WHAT YOU WILL DO
Look for the word "this" in the entries below, then copy every line that has it.

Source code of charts
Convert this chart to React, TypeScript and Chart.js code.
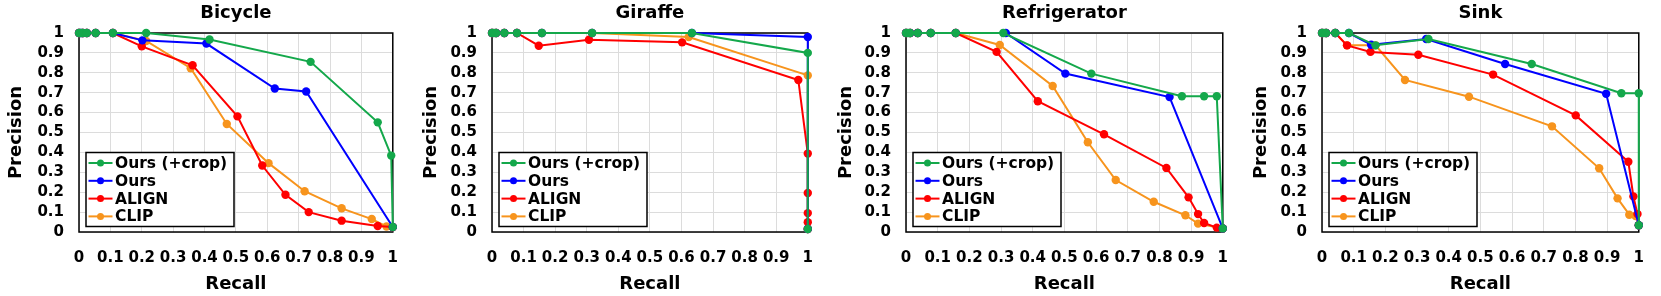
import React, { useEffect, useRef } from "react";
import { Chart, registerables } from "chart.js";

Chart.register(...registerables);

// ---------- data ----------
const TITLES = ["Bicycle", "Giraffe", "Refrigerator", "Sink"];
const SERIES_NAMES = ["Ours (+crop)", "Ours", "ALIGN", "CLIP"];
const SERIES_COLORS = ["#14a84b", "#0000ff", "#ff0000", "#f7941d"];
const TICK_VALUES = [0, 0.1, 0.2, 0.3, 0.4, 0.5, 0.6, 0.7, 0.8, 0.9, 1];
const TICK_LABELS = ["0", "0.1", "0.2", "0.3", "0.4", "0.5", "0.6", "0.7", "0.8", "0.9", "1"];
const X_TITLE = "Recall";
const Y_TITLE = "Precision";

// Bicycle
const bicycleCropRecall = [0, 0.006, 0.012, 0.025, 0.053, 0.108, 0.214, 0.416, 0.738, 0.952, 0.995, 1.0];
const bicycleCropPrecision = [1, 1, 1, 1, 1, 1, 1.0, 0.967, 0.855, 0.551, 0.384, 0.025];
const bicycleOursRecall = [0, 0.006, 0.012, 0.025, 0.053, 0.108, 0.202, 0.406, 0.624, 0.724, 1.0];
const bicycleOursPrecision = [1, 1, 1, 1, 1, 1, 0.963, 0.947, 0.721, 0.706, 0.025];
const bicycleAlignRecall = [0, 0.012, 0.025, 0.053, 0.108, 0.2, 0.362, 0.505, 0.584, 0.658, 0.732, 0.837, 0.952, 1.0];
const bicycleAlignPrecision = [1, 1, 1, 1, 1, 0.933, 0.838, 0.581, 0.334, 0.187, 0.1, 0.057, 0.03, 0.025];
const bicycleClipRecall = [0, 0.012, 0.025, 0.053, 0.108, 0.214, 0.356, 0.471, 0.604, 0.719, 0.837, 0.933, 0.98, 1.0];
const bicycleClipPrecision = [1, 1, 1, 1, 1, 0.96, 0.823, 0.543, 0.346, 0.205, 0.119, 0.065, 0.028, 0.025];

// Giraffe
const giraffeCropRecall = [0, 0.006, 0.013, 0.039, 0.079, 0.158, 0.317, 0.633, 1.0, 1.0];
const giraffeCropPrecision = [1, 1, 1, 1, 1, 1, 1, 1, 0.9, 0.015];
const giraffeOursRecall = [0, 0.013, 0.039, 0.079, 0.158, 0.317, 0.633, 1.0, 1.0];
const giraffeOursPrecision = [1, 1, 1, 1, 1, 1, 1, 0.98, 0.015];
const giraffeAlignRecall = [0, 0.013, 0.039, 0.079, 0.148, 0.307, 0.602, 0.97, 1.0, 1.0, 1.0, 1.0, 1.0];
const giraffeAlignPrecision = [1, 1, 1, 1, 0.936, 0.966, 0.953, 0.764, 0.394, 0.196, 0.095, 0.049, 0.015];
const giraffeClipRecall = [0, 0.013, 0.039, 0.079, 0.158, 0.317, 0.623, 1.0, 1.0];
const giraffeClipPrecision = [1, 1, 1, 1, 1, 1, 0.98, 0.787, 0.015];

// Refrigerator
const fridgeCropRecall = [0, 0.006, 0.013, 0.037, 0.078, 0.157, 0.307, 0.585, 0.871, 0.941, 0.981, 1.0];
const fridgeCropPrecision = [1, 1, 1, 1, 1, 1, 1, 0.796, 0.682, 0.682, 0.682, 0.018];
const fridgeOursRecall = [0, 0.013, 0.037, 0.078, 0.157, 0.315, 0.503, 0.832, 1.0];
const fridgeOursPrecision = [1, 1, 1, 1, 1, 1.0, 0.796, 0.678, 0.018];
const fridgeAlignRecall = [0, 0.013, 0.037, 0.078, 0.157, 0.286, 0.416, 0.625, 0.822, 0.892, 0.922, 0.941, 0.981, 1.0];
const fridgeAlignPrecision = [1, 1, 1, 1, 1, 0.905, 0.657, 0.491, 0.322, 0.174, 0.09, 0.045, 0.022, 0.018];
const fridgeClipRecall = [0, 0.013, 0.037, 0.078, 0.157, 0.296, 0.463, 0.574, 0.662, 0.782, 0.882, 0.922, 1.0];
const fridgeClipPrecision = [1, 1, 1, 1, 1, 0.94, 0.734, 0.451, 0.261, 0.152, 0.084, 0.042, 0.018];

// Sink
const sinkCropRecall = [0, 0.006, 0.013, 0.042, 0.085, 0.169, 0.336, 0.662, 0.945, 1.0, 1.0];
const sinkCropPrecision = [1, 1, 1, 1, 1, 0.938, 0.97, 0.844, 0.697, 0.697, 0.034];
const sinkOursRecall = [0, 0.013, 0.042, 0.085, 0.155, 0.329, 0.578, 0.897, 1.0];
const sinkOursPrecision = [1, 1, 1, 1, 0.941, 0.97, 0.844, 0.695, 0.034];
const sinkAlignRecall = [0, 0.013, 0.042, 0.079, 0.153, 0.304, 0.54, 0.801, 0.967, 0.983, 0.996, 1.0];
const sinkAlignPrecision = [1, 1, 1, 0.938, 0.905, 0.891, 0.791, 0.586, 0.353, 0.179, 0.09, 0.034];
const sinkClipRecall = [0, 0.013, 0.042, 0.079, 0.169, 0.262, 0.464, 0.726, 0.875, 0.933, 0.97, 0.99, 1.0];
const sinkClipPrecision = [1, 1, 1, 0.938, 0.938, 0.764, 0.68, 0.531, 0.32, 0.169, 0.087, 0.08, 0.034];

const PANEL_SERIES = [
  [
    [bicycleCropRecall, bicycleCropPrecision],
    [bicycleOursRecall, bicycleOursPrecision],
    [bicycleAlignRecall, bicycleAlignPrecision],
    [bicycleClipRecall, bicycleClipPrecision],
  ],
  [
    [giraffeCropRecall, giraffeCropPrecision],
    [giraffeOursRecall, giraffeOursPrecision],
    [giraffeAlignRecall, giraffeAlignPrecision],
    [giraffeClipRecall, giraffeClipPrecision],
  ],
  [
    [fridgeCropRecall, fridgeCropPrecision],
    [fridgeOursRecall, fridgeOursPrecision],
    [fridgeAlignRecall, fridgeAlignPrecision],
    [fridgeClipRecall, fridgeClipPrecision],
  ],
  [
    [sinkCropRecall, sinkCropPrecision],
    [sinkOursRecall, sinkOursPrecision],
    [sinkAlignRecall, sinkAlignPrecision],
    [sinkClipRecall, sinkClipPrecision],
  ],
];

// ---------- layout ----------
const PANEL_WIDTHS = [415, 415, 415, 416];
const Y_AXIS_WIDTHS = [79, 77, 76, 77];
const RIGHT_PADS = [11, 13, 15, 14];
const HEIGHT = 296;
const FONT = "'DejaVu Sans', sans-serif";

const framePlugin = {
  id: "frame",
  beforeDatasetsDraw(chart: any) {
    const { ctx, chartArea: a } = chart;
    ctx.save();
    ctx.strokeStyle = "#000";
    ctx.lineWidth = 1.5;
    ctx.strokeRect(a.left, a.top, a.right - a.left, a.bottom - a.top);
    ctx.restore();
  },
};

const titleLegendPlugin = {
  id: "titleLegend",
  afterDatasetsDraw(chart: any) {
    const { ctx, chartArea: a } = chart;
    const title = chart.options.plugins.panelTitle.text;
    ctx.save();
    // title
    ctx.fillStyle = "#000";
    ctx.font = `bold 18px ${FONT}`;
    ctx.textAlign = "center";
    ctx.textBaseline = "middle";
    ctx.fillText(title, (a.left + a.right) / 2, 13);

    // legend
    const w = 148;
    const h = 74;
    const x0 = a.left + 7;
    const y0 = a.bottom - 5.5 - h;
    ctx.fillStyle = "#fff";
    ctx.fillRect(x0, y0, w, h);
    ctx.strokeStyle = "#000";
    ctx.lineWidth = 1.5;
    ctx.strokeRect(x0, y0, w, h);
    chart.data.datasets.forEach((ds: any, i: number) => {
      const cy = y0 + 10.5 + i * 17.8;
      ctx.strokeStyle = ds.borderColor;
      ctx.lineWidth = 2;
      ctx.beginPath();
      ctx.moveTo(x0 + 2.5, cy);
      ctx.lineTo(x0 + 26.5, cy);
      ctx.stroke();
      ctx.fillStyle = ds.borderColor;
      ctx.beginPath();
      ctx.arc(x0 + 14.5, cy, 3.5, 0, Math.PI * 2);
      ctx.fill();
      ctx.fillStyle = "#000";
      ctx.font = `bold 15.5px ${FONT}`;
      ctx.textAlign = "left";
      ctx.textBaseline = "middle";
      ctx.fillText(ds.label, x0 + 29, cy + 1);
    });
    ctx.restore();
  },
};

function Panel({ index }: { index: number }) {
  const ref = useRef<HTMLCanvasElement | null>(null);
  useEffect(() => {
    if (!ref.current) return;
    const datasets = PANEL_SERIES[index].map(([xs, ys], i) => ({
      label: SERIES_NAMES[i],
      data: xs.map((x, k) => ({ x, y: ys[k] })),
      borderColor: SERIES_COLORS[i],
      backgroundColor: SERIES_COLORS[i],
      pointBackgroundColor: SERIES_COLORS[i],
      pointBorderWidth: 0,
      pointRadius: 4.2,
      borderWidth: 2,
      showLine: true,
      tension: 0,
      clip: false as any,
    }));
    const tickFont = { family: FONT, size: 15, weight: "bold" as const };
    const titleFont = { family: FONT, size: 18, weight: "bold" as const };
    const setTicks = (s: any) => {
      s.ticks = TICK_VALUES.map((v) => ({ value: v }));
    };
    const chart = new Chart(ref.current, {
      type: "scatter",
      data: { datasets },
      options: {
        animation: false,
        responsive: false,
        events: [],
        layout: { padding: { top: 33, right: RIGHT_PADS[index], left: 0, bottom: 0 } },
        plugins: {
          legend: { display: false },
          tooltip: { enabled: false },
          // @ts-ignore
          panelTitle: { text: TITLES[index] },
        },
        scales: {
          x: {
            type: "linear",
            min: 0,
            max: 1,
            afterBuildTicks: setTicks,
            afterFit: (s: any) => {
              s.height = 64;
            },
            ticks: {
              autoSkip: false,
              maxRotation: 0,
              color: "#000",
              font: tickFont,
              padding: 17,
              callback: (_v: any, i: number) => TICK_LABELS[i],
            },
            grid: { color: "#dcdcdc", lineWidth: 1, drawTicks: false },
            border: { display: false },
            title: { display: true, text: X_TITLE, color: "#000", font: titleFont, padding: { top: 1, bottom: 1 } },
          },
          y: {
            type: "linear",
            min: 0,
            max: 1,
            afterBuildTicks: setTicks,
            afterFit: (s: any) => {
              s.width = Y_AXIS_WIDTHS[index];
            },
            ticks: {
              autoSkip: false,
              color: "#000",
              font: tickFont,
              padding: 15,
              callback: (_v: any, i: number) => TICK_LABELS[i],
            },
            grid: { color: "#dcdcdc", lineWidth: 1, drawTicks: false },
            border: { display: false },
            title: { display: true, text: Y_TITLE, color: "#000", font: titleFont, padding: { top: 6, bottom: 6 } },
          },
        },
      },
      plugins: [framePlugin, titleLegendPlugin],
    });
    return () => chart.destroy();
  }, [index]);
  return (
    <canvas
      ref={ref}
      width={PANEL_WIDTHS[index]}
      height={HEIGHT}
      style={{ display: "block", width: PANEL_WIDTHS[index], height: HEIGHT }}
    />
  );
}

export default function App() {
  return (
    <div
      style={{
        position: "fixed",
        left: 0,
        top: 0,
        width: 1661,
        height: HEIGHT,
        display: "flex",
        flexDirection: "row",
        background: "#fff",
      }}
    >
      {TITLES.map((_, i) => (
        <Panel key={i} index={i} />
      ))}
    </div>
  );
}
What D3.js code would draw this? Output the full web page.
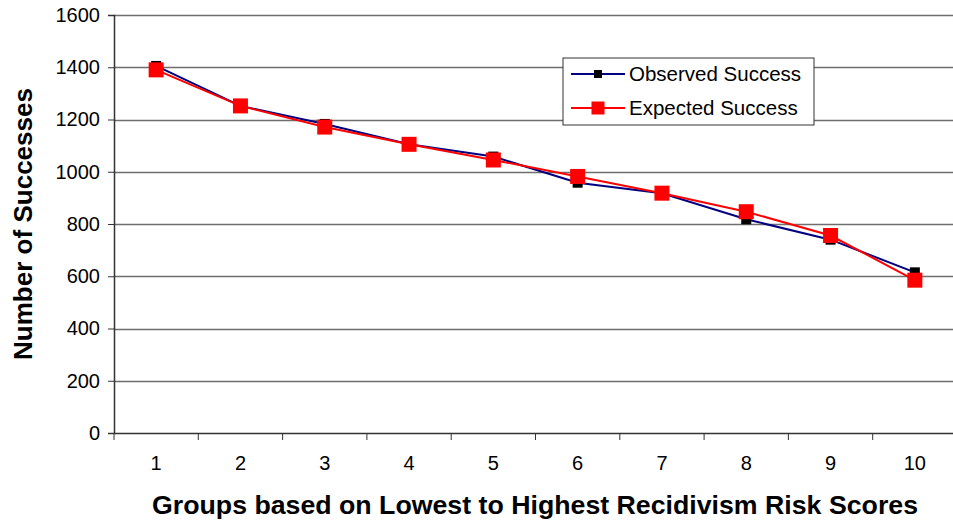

RIGHT ANSWER
Convert this chart to React, TypeScript and Chart.js code.
What D3.js code would draw this? Output the full web page.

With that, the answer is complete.